In earlier part, Prometheus Node Exporter: Install, Run & Visualize, you set up Prometheus Node Exporter, configured Prometheus to scrape host-level metrics, and verified that your system was emitting and collecting data correctly. While this setup works well for learning and small environments, production systems demand a more deliberate approach.
As infrastructure scales, Node Exporter can quickly become a high-volume, high-cardinality signal source. Running it effectively in production isn’t about collecting every available metric, it’s about reducing noise, focusing on the signals that matter, and turning raw metrics into actionable insights. In this part, we’ll dive into tuning collectors, identifying critical host metrics, exposing custom signals, and configuring alerting rules that reflect real-world operational risks.
Limitations of Default Node Exporter Configurations
Node Exporter enables dozens of collectors by default, exposing hundreds of metrics. While this is great for exploration, it’s rarely ideal in production.
Common issues teams run into:
- Metric noise: Unused metrics increase storage and query costs.
- Resource overhead: Unnecessary collectors add CPU and I/O overhead on hosts.
- Alert fatigue: Alerting on raw metrics without context leads to false positives.
- Lack of ownership: Teams collect metrics they don’t know what to do with.
In production, every metric should serve a purpose (dashboards, alerts, or capacity planning). This brings us to the next critical step: Configuring Node Exporter Collectors. By enabling only the collectors you actually need, you ensure that the metrics you ingest are intentional, meaningful, and aligned with real operational goals.
Configuring Node Exporter Collectors
Collectors determine which categories of system metrics Node Exporter exposes, such as CPU, memory, disks, networking, thermal sensors, filesystem stats, etc.
Node Exporter ships numerous collectors, most of which are enabled by default. You can explore the complete list of collectors and the metrics they expose in the Official Node Exporter GitHub repository.
You can control collectors at startup time using flags such as:
-collector.<name>: enable a collector-no-collector.<name>: disable a default collector-collector.disable-defaults: start with nothing and enable only what you need
For Example
Enable the processes collector (disabled by default)
./node_exporter --collector.processes
Disable the entropy collector
./node_exporter --no-collector.entropy
Minimal mode: enable only CPU and memory collectors:
./node_exporter \
--collector.disable-defaults \
--collector.cpu \
--collector.meminfo
After configuring collectors, you can verify changes by re-running:
curl http://localhost:9100/metrics
By now, you’ve seen how Node Exporter collectors control which categories of metrics are exposed from a host.
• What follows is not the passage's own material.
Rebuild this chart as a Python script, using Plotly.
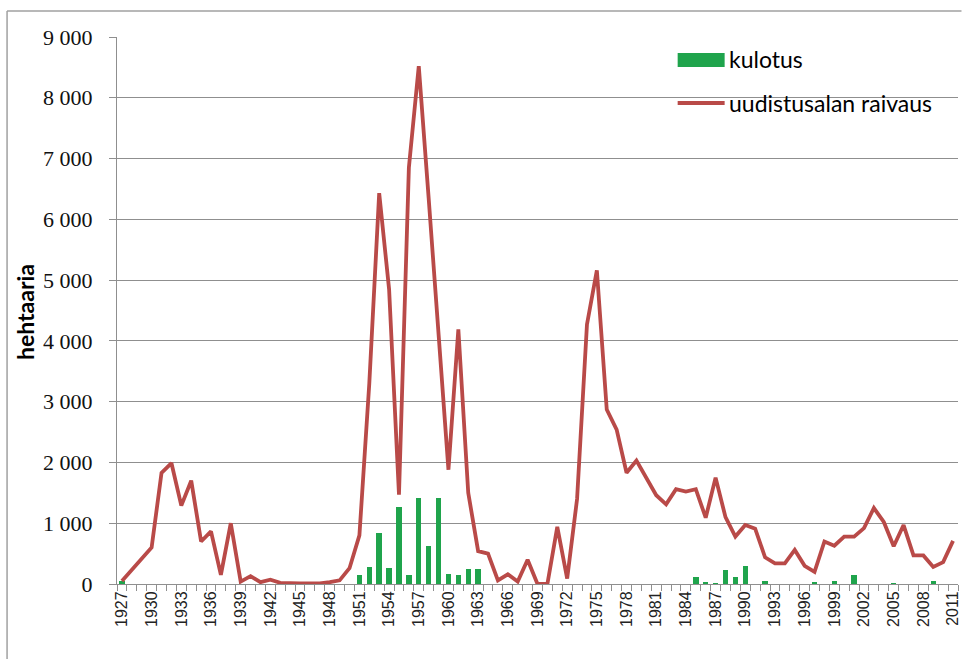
import plotly.graph_objects as go

years = list(range(1927, 2012))

raivaus = [
    50, 230, 400, 600, 1830, 1990, 1290, 1700, 700, 865,      # 1927-1936
    150, 1000, 40, 130, 30, 70, 20, 10, 10, 10,               # 1937-1946
    10, 30, 60, 260, 800, 3300, 6430, 4850, 1470, 6850,       # 1947-1956
    8520, 6350, 4200, 1880, 4190, 1500, 540, 500, 60, 160,    # 1957-1966
    40, 400, 0, 0, 940, 90, 1400, 4270, 5160, 2870,           # 1967-1976
    2540, 1830, 2030, 1760, 1460, 1310, 1560, 1520, 1560, 1090,  # 1977-1986
    1750, 1100, 780, 970, 910, 440, 340, 340, 560, 300,       # 1987-1996
    200, 700, 630, 780, 780, 920, 1250, 1020, 620, 970,       # 1997-2006
    470, 470, 280, 360, 710,                                  # 2007-2011
]

kulotus = [
    50, 0, 0, 0, 0, 0, 0, 0, 0, 0,                            # 1927-1936
    0, 0, 0, 0, 0, 0, 0, 0, 0, 0,                             # 1937-1946
    0, 0, 0, 0, 150, 280, 840, 270, 1270, 150,                # 1947-1956
    1420, 630, 1420, 170, 150, 240, 240, 0, 0, 0,             # 1957-1966
    0, 0, 0, 0, 0, 0, 0, 0, 0, 0,                             # 1967-1976
    0, 0, 0, 0, 0, 0, 0, 0, 110, 30,                          # 1977-1986
    10, 230, 110, 300, 0, 55, 0, 0, 0, 0,                     # 1987-1996
    40, 0, 55, 0, 140, 0, 0, 0, 5, 0,                         # 1997-2006
    0, 0, 55, 0, 0,                                           # 2007-2011
]

x_label_years = years[::3]
x_labels = [str(y) for y in x_label_years]
y_tickvals = [0, 1000, 2000, 3000, 4000, 5000, 6000, 7000, 8000, 9000]
y_ticktext = ["0", "1 000", "2 000", "3 000", "4 000", "5 000", "6 000", "7 000", "8 000", "9 000"]

series_names = ["kulotus", "uudistusalan raivaus"]
y_title = "hehtaaria"

GREEN = "#1fa44c"
RED = "#b94a48"
GRID = "#8f8f8f"

W, H = 962, 659
L, R, T, B = 117, 958.5, 37, 584


def px(xp):
    return (xp - L) / (R - L)


def py(yp):
    return (B - yp) / (B - T)


fig = go.Figure()
fig.add_trace(go.Bar(x=years, y=kulotus, width=0.55, marker=dict(color=GREEN, line=dict(width=0)),
                     name=series_names[0], showlegend=False))
fig.add_trace(go.Scatter(x=years, y=raivaus, mode="lines", line=dict(color=RED, width=3.8),
                         name=series_names[1], showlegend=False, cliponaxis=False))

fig.update_layout(
    width=W, height=H,
    margin=dict(l=L, r=W - R, t=T, b=H - B, autoexpand=False),
    paper_bgcolor="white", plot_bgcolor="white",
    showlegend=False,
    bargap=0,
)

fig.update_xaxes(
    range=[years[0] - 0.5, years[-1] + 0.5],
    tickmode="array", tickvals=x_label_years, ticktext=x_labels,
    tickangle=-90, ticks="", showgrid=False,
    showline=True, linecolor=GRID, linewidth=1,
    tickfont=dict(family="Liberation Sans", size=16, color="#222"),
    minor=dict(tickmode="linear", tick0=years[0] - 0.5, dtick=1, ticks="outside",
               ticklen=6, tickcolor=GRID, tickwidth=1, showgrid=False),
    zeroline=False,
    automargin=False,
)

fig.update_yaxes(
    range=[0, 9000],
    tickmode="array", tickvals=y_tickvals, ticktext=y_ticktext,
    ticks="outside", ticklen=7, tickcolor=GRID,
    showgrid=True, gridcolor=GRID, gridwidth=1,
    showline=True, linecolor=GRID, linewidth=1,
    zeroline=False,
    tickfont=dict(family="Liberation Serif", size=22, color="#111"),
    ticklabelstandoff=12,
    automargin=False,
)

# y-axis title as rotated text
fig.add_annotation(xref="paper", yref="paper", x=px(25), y=py(312), text=y_title, textangle=-90,
                   showarrow=False, xanchor="center", yanchor="middle",
                   font=dict(family="Lato", size=23, color="black", weight="bold"))

# outer chart border (top and left, as in the cropped reference)
fig.add_shape(type="line", xref="paper", yref="paper", x0=px(7), x1=px(962), y0=py(11), y1=py(11),
              line=dict(color="#a0a0a0", width=1.5))
fig.add_shape(type="line", xref="paper", yref="paper", x0=px(7), x1=px(7), y0=py(11), y1=py(659),
              line=dict(color="#a0a0a0", width=1.5))

# custom legend
fig.add_shape(type="rect", xref="paper", yref="paper", x0=px(678), x1=px(725), y0=py(53), y1=py(67),
              fillcolor=GREEN, line=dict(width=0))
fig.add_shape(type="line", xref="paper", yref="paper", x0=px(678), x1=px(725), y0=py(103), y1=py(103),
              line=dict(color=RED, width=3.8))
fig.add_annotation(xref="paper", yref="paper", x=px(727), y=py(59), text=series_names[0],
                   showarrow=False, xanchor="left", yanchor="middle",
                   font=dict(family="Lato", size=23, color="black"))
fig.add_annotation(xref="paper", yref="paper", x=px(727), y=py(103), text=series_names[1],
                   showarrow=False, xanchor="left", yanchor="middle",
                   font=dict(family="Lato", size=23, color="black"))

fig.write_html("out.html", config={"displayModeBar": False},
               post_script="document.body.style.margin='0';document.body.style.padding='0';")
Tuning collectors helps reduce noise and overhead, but it still leaves one crucial question unanswered: "Which metrics should you actually care about?"
Explore Most Common Node Exporter Metrics
Even with a minimal set of collectors enabled, Node Exporter exposes hundreds of host-level metrics, but only a subset is essential for day-to-day monitoring and alerting. In production, the goal isn’t to understand every metric Node Exporter exposes. The goal is to identify a small, reliable set of signals that helps better understand the host state.
Below are some of the most essential metric families you’ll use when building dashboards or defining alerting rules.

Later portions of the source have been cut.